1. (For myself) If I view this function only on the real line domain, and let A be the set of real points on which it is not defined, what is A? Is it a dense set in $\mathbb R$ is in an $\aleph_0$ set or is it an $\aleph$?

2. (For my students) How would you explain this someone who is not yet familiar even with the definitions of continuity and differentiability (of real function). i.e. what would be your answer to the question: "But why $(-2)^x$ is not defined? I mean, $(-2)^{-1} = -\frac{1}{2}, (-2)^3 = -8$,..."

Thanks

Answer 1

I would say that the function is defined but only on a particular subset of $\mathbb{R}$.

Observe that $$a^x = e^{\ln{a^x}} = e^{x\ln{a}} \text{ .}$$

Also note that for $a>0$ then

$$ \begin{align} &\ln{(-a)} = z\\ \implies & a = -e^z \\ \implies & a = e^{i(2k+1)\pi}e^z \\ \implies & a = e^{z+i(2k+1)\pi} \\ \implies & z = \ln{a}-i(2k+1)\pi = \ln{(-a)} \text{ .}\\ \end{align}$$

Plugging this in for $(-2)^x$, we see

$$ (-2)^x = e^{x(\ln(2)-i(2k+1)\pi)} = e^{-i(2k+1)\pi x} \: e^{x\ln 2} \text{ .}$$

Now it's much more obvious that there is a real output only if there exists $k\in \mathbb{Z}$ such that $x(2k+1)\in\mathbb{Z}$.

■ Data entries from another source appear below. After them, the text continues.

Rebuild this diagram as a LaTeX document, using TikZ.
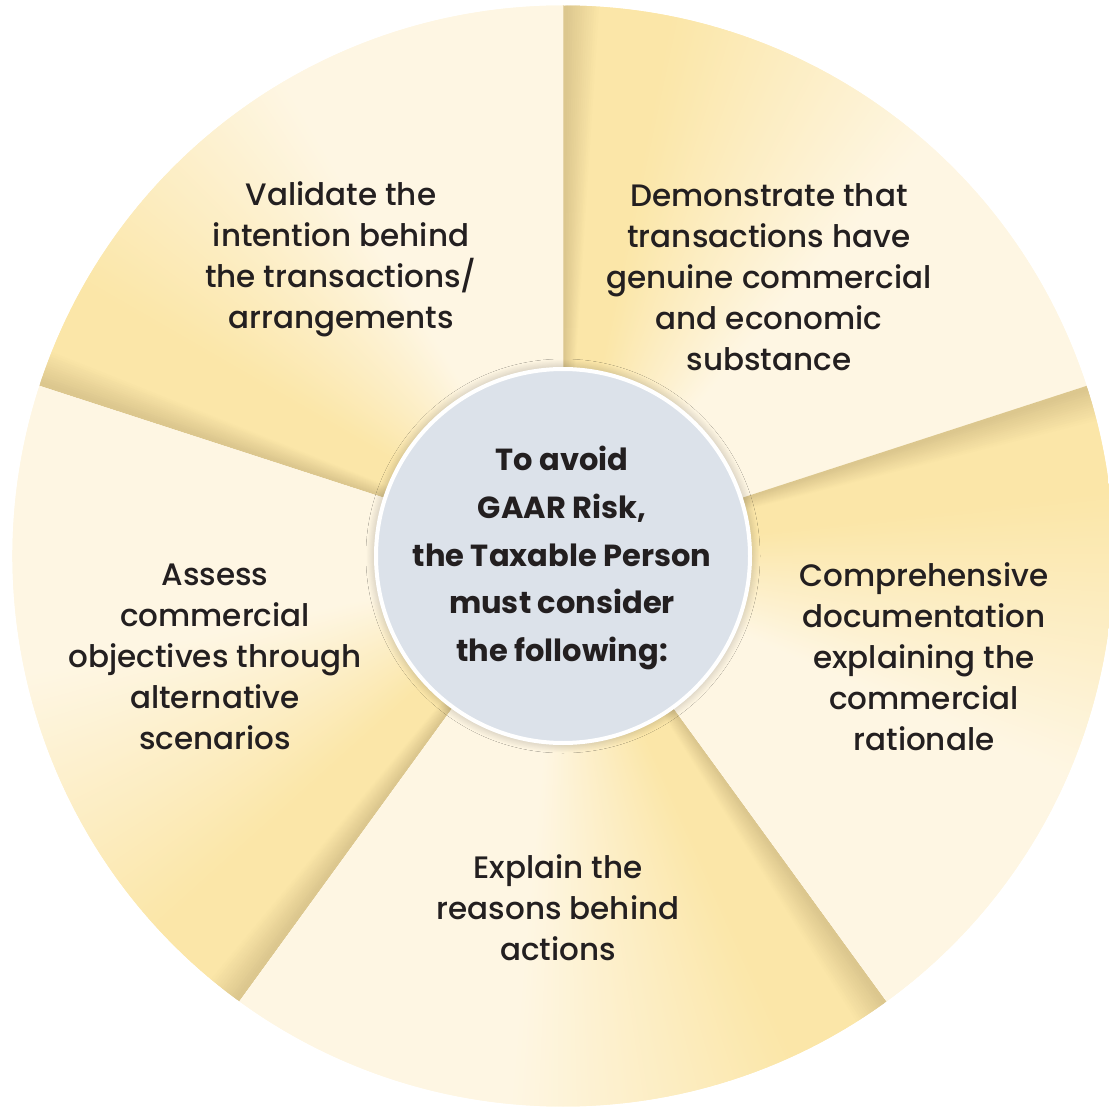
\documentclass[tikz,border=0pt]{standalone}
\usepackage{fontspec}
\setmainfont{Poppins}
\newfontfamily\medfont{Poppins Medium}
\usetikzlibrary{shadows.blur}
\definecolor{shadowc}{HTML}{DCC78E}
\definecolor{yelc}{HTML}{FBE6A8}
\definecolor{creamc}{HTML}{FEF6E3}
\definecolor{hubfill}{HTML}{DCE2EA}
\definecolor{ink}{HTML}{231F20}
\tikzset{
  seglabel/.style={align=center, font=\medfont\fontsize{31}{41}\selectfont, text=ink, inner sep=0pt},
  hub/.style={circle, minimum size=374pt, inner sep=0pt, fill=hubfill, draw=white, line width=4pt,
    blur shadow={shadow xshift=0pt, shadow yshift=0pt, shadow blur radius=10pt, shadow opacity=30, shadow blur steps=30}},
  hubtext/.style={align=center, font=\bfseries\fontsize{30.5}{47.7}\selectfont, text=ink, inner sep=0pt}
}
\begin{document}
\begin{tikzpicture}[x=1pt,y=1pt]
\useasboundingbox (0,0) rectangle (1109,-1107);
\coordinate (C) at (563,-556);
\foreach \a in {18,90,162,234,306}{
  \begin{scope}
    \clip (C) -- ++(\a:550.5) arc[start angle=\a, delta angle=72, radius=550.5] -- cycle;
    \foreach \d in {72,71.75,...,0}{
      \pgfmathsetmacro\s{max(0,min(100,100*\d/3.5))}
      \pgfmathsetmacro\c{max(0,min(100,100*(\d-11)/30))}
      \pgfmathsetmacro\t{\a+72-\d}
      \pgfmathsetmacro\u{\t-0.5}
      \colorlet{tmpA}{yelc!\s!shadowc}
      \colorlet{tmpB}{creamc!\c!tmpA}
      \fill[tmpB] (C) -- ++(\u:570) arc[start angle=\u, end angle=\t, radius=570] -- cycle;
    }
  \end{scope}
}
\node[hub] (hub) at (C) {};
\node[hubtext] (hubt) at (562,-558) {To avoid\\GAAR Risk,\\the Taxable Person\\must consider\\the following:};
\node[seglabel] (s1) at (341,-259) {Validate the\\intention behind\\the transactions/\\arrangements};
\node[seglabel] (s2) at (769,-277) {Demonstrate that\\transactions have\\genuine commercial\\and economic\\substance};
\node[seglabel] (s3) at (924,-656.5) {Comprehensive\\documentation\\explaining the\\commercial\\rationale};
\node[seglabel] (s4) at (558,-908) {Explain the\\reasons behind\\actions};
\node[seglabel] (s5) at (215,-657) {Assess\\commercial\\objectives through\\alternative\\scenarios};
\end{tikzpicture}
\end{document}
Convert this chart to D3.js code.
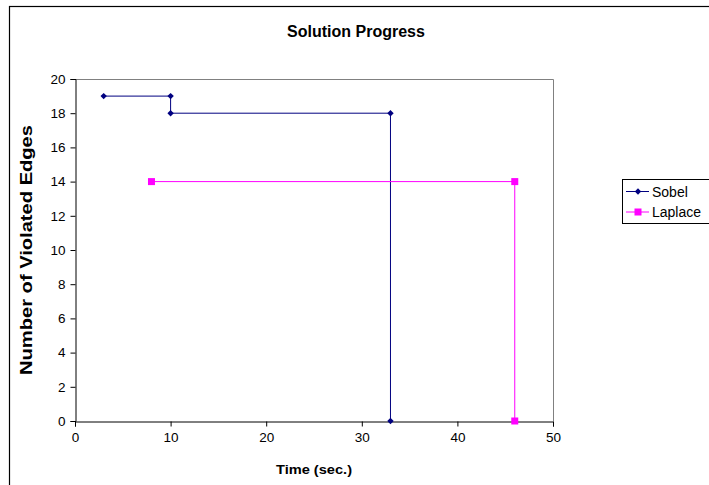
<!DOCTYPE html>
<html>
<head>
<meta charset="utf-8">
<script src="https://cdn.jsdelivr.net/npm/d3@7"></script>
<style>
  body { margin: 0; background: #fff; }
  text { font-family: Arial, "Liberation Sans", sans-serif; }
</style>
</head>
<body>
<svg id="chart-root" width="709" height="485"></svg>
<script>
// data
const seriesNames = ['Sobel', 'Laplace'];
const sobelTime = [3, 10, 10, 33, 33];
const sobelEdges = [19, 19, 18, 18, 0];
const laplaceTime = [8, 46, 46];
const laplaceEdges = [14, 14, 0];
const xTicks = [0, 10, 20, 30, 40, 50];
const yTicks = [0, 2, 4, 6, 8, 10, 12, 14, 16, 18, 20];

const svg = d3.select('#chart-root');

// plot area
const plotLeft = 75, plotRight = 553, plotTop = 79, plotBottom = 421;

const x = d3.scaleLinear().domain([0, 50]).range([plotLeft, plotRight]);
const y = d3.scaleLinear().domain([0, 20]).range([plotBottom, plotTop]);

// outer frame (right and bottom edges run off the window)
svg.append('rect')
    .attr('x', 9.5).attr('y', 6.5)
    .attr('width', 760).attr('height', 520)
    .attr('fill', 'none').attr('stroke', '#000').attr('stroke-width', 1.2);

svg.append('text')
    .attr('x', 356).attr('y', 37)
    .attr('text-anchor', 'middle')
    .attr('font-size', 16).attr('font-weight', 'bold')
    .text('Solution Progress');

// gray top and right edges of plot area
svg.append('path')
    .attr('d', `M${plotLeft},${plotTop + 0.5}H${plotRight + 0.5}V${plotBottom}`)
    .attr('fill', 'none').attr('stroke', '#808080');

const xAxis = svg.append('g')
    .attr('transform', `translate(0,${plotBottom + 0.5})`)
    .call(d3.axisBottom(x).tickValues(xTicks).tickSize(5).tickPadding(6));

const yAxis = svg.append('g')
    .attr('transform', `translate(${plotLeft + 0.5},0)`)
    .call(d3.axisLeft(y).tickValues(yTicks).tickSize(5).tickPadding(5));

[xAxis, yAxis].forEach(function (ax) {
    ax.selectAll('path, line').attr('stroke', '#000');
    ax.selectAll('text')
        .attr('font-family', 'Arial, "Liberation Sans", sans-serif')
        .attr('font-size', 13.5).attr('fill', '#000');
});

svg.append('text')
    .attr('x', 314).attr('y', 474)
    .attr('text-anchor', 'middle')
    .attr('font-size', 13).attr('font-weight', 'bold')
    .attr('textLength', 76).attr('lengthAdjust', 'spacingAndGlyphs')
    .text('Time (sec.)');

svg.append('text')
    .attr('transform', `translate(32,${(plotTop + plotBottom) / 2}) rotate(-90)`)
    .attr('text-anchor', 'middle')
    .attr('font-size', 16).attr('font-weight', 'bold')
    .attr('textLength', 250).attr('lengthAdjust', 'spacingAndGlyphs')
    .text('Number of Violated Edges');

const line = d3.line().x(d => x(d[0])).y(d => y(d[1]));
const diamond = d3.symbol().type(d3.symbolDiamond2).size(26);

const sobel = sobelTime.map((t, i) => [t, sobelEdges[i]]);
const laplace = laplaceTime.map((t, i) => [t, laplaceEdges[i]]);

svg.append('path').datum(sobel)
    .attr('d', line).attr('fill', 'none')
    .attr('stroke', '#000080').attr('stroke-width', 1);
svg.selectAll('.sobel-pt').data(sobel).enter().append('path')
    .attr('class', 'sobel-pt')
    .attr('d', diamond)
    .attr('transform', d => `translate(${x(d[0])},${y(d[1])})`)
    .attr('fill', '#000080');

svg.append('path').datum(laplace)
    .attr('d', line).attr('fill', 'none')
    .attr('stroke', '#ff00ff').attr('stroke-width', 1);
svg.selectAll('.laplace-pt').data(laplace).enter().append('rect')
    .attr('class', 'laplace-pt')
    .attr('x', d => x(d[0]) - 3.5).attr('y', d => y(d[1]) - 3.5)
    .attr('width', 7).attr('height', 7)
    .attr('fill', '#ff00ff');

// legend
const legend = svg.append('g').attr('transform', 'translate(622,179)');
legend.append('rect')
    .attr('x', 0.5).attr('y', 0.5).attr('width', 120).attr('height', 44)
    .attr('fill', '#fff').attr('stroke', '#000');

const legendColors = ['#000080', '#ff00ff'];
seriesNames.forEach(function (name, i) {
    const g = legend.append('g').attr('transform', `translate(0,${12.5 + i * 20.5})`);
    g.append('line').attr('x1', 4).attr('x2', 27).attr('y1', 0).attr('y2', 0)
        .attr('stroke', legendColors[i]);
    if (i === 0) {
        g.append('path').attr('d', diamond).attr('transform', 'translate(16,0)')
            .attr('fill', legendColors[i]);
    } else {
        g.append('rect').attr('x', 12.5).attr('y', -3.5).attr('width', 7).attr('height', 7)
            .attr('fill', legendColors[i]);
    }
    g.append('text').attr('x', 30).attr('y', 5)
        .attr('font-size', 14).text(name);
});
</script>
</body>
</html>
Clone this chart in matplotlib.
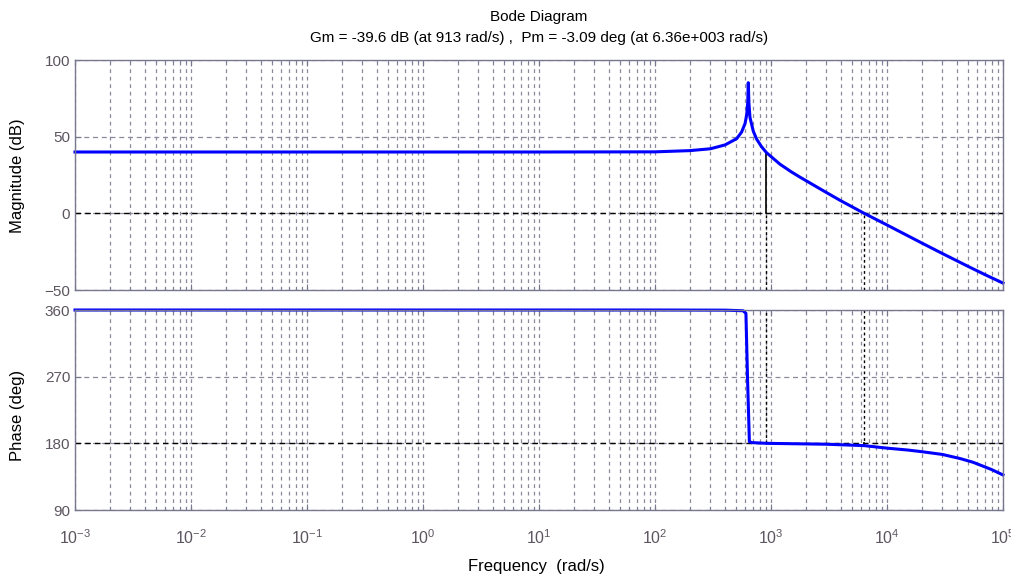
"""Bode plot with gain and phase margins marked."""
import numpy as np
import matplotlib
matplotlib.use('Agg')
import matplotlib.pyplot as plt
from matplotlib.ticker import LogLocator, NullFormatter, FixedLocator

plt.rcParams['font.family'] = ['Liberation Sans', 'DejaVu Sans']
plt.rcParams['mathtext.fontset'] = 'custom'
plt.rcParams['mathtext.rm'] = 'Liberation Sans'
plt.rcParams['mathtext.default'] = 'regular'

# margins
gm_db = -39.6
w_gm = 913
pm_deg = -3.09
w_pm = 6360

# magnitude response (rad/s, dB)
mag_w = [1e-3, 1e-1, 10, 100, 200, 300, 401, 506, 558, 597, 617, 630, 637,
         645, 659, 704, 752, 830, 913, 1197, 1500, 1778, 2643, 3934, 6360,
         1e4, 2e4, 3e4, 5e4, 7e4, 1e5]
mag_db = [40, 40, 40, 40.1, 40.9, 42.1, 44.6, 48.7, 53.0, 58.5, 64.1, 72.0, 85.2,
          72.0, 62.5, 53.5, 48.4, 43.4, 39.6, 32.0, 27.0, 23.6, 16.0, 8.5, 0.0,
          -7.6, -19.4, -26.2, -34.6, -40.0, -45.5]

# phase response (rad/s, deg)
ph_w = [1e-3, 1e-1, 10, 100, 400, 574, 608, 627, 651, 685, 913, 2980,
        6360, 1e4, 1.5e4, 2e4, 3e4, 4.26e4, 5.5e4, 6.33e4, 8e4, 1e5]
ph_deg = [360, 360, 360, 360, 359.8, 359, 355.5, 270, 182.2, 181, 180,
          178.8, 176.91, 173.5, 171.0, 168.7, 165.0, 159.5, 154.5, 150.8, 144.5, 137.3]

decades = [-3, -2, -1, 0, 1, 2, 3, 4, 5]

spine_col = '#77778f'
tick_col = '#5c5560'
grid_col = '#8a8a9c'

fig = plt.figure(figsize=(10.12, 5.77), dpi=100)
ax_mag = fig.add_axes([75 / 1012, 287 / 577, 928 / 1012, 230 / 577])
ax_ph = fig.add_axes([75 / 1012, 67 / 577, 928 / 1012, 200 / 577])

for ax in (ax_mag, ax_ph):
    ax.set_xscale('log')
    ax.set_xlim(1e-3, 1e5)
    ax.xaxis.set_major_locator(FixedLocator([10.0 ** d for d in decades]))
    ax.xaxis.set_minor_locator(LogLocator(base=10, subs=range(2, 10), numticks=20))
    ax.xaxis.set_minor_formatter(NullFormatter())
    ax.grid(True, which='both', axis='x', color=grid_col, linestyle=(0, (3, 3)), linewidth=0.9)
    ax.grid(True, which='major', axis='y', color=grid_col, linestyle=(0, (4, 3)), linewidth=0.9)
    ax.tick_params(which='both', direction='in', top=True, right=True,
                   color=spine_col, labelcolor=tick_col, labelsize=11)
    ax.tick_params(which='major', length=4)
    ax.tick_params(which='minor', length=2.5)
    for s in ax.spines.values():
        s.set_color(spine_col)
        s.set_linewidth(1.0)
    ax.set_axisbelow(True)

# magnitude
ax_mag.set_ylim(-50, 100)
ax_mag.set_yticks([-50, 0, 50, 100])
ax_mag.set_xticklabels([])
ax_mag.axhline(0, color='k', linestyle=(0, (4, 3)), linewidth=1.0)
ax_mag.plot([w_gm, w_gm], [-50, 0], color='k', linestyle=(0, (2, 2)), linewidth=1.0)
ax_mag.plot([w_pm, w_pm], [-50, 0], color='k', linestyle=(0, (2, 2)), linewidth=1.0)
ax_mag.plot([w_gm, w_gm], [0, -gm_db], color='k', linewidth=1.2)
ax_mag.plot(mag_w, mag_db, color='#0000ff', linewidth=2.2, clip_on=False)

# phase
ax_ph.set_ylim(90, 360)
ax_ph.set_yticks([90, 180, 270, 360])
ax_ph.set_xticklabels(['$10^{%d}$' % d for d in decades])
ax_ph.axhline(180, color='k', linestyle=(0, (4, 3)), linewidth=1.0)
ax_ph.plot([w_gm, w_gm], [180, 360], color='k', linestyle=(0, (2, 2)), linewidth=1.0)
ax_ph.plot([w_pm, w_pm], [180 + pm_deg, 360], color='k', linestyle=(0, (2, 2)), linewidth=1.0)
ax_ph.plot([w_pm, w_pm], [180, 180 + pm_deg], color='k', linewidth=1.2)
ax_ph.plot(ph_w, ph_deg, color='#0000ff', linewidth=2.2, clip_on=False)
ax_ph.tick_params(axis='x', pad=13, labelsize=11.5)

fig.text(539 / 1012, 1 - 17 / 577, 'Bode Diagram', ha='center', va='center', fontsize=11)
fig.text(539 / 1012, 1 - 38 / 577,
         'Gm = %.1f dB (at %d rad/s) ,  Pm = %.2f deg (at 6.36e+003 rad/s)' % (gm_db, w_gm, pm_deg),
         ha='center', va='center', fontsize=11)
fig.text(18 / 1012, 1 - 176 / 577, 'Magnitude (dB)', rotation=90, ha='center', va='center', fontsize=12)
fig.text(18 / 1012, 1 - 415 / 577, 'Phase (deg)', rotation=90, ha='center', va='center', fontsize=12)
fig.text(536 / 1012, 1 - 566 / 577, 'Frequency  (rad/s)', ha='center', va='center', fontsize=12)

fig.savefig('out.png', dpi=100)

As for your students, if they know complex numbers (or even if they don't) then give them some examples of where the function is defined and where it cannot be defined. For example it should be quite obvious that if $x=\frac{1}{2}$ then the function does not produce a real value.

Answer 2

For (1), the "real" definition of $y^x$ is $\exp(x \log(y))$ where you've fixed some branch of the complex logarithm. You're asking when $\exp(x \log(-2))$ is real. First off, $\log(-2) = \log(2) + (2k+1)\pi i$ for any integer $k$, where $\log(2) = 0.69...$ is the usual real number. You have to fix a particular $k$. In any case, you're asking when $\exp(x (\log(2) + (2k+1)\pi i) \not\in \mathbb{R}$ where $x \in \mathbb{R}$, or equivalently when $x(\log(2) + (2k+1)\pi i) \not\in \mathbb{R} + \pi i\mathbb{Z}$. That's precisely when $(2k+1) x$ is not an integer. People often pick the $k=0$ branch, in which case $A = \mathbb{R} - \mathbb{Z}$, which in any case is always uncountable with the cardinality of the continuum.

For (2), starting from how you've framed it, I'd probably say, "Ok, $(-2)^1 = -2$, $(-2)^2 = 4$, and the signs alternate as we increment the exponent by 1. Then what should the sign of $(-2)^{1.5}$ be? Is it positive or negative?" Both "positive" and "negative" don't end up making sense for any number of reasons, so if it's to be defined it has to be something somehow in-between--ultimately a point in the complex plane.

Answer 3

Although we use the same notation $b^k$ to express the two concepts 1) the operation of multiplying $b$ by itself $k$ times and 2) the exponential function $f(x) = b^x$, mathematicians don't actually consider these to be the same thing at all.

The operation of multiplying $b$ by itself $k$ times only makes sense if $k$ is an integer but it doesn't make any sense if $k$ is not an integer.

But the function $f(x) = b^x$ is a function that works for all real $x$.

However if $x$ happens to be an integer these two concepts coincide. That is why we use the same notation and why we don't usually sweat it.

But as continuous function $f(x) = b^x$ won't work if $b$ is negative. For one thing $(-2)^{\frac 12}$, or $(-2)^x$ where $x$ is a fraction with an even denominator, is not defined. There is no real number it could be. Also if $x$ is rational with an odd denominator and an even numerator then $(-2)^x$ is positive. But if $x'$ is ration with an odd denominator and an odd numerator then $(-2)^{x'}$ is negative, even though $x$ and $x'$ may be arbitrarily close together. So $(-2)^x$ can not be continuous. And thirdly for $x$ irrational... we have no way of defining whate $(-2)^x$ is.

To explain to children I'd point out the $(-2)^{\frac 12}$ can not have any value. And I'd point out that because $\frac 13=\frac 5{15}$ and $\frac 6{15}$ are close together that $(-2)^{\frac 13}$ would be equal to $-\sqrt[3]{2}$ a negative number thatn $(-2)^{\frac {6}{15}}$ would be equal to $\sqrt[15]{(-2)^6} =\sqrt[15]{64}$ is a positive number so the function jumps all over the place and disappears and has holes everywhere.

.... SO it just has too many problems that we just don't bother. If $x$ is a variable possibly any real number we only define it for a positive base. It just doesn't work on a negative base.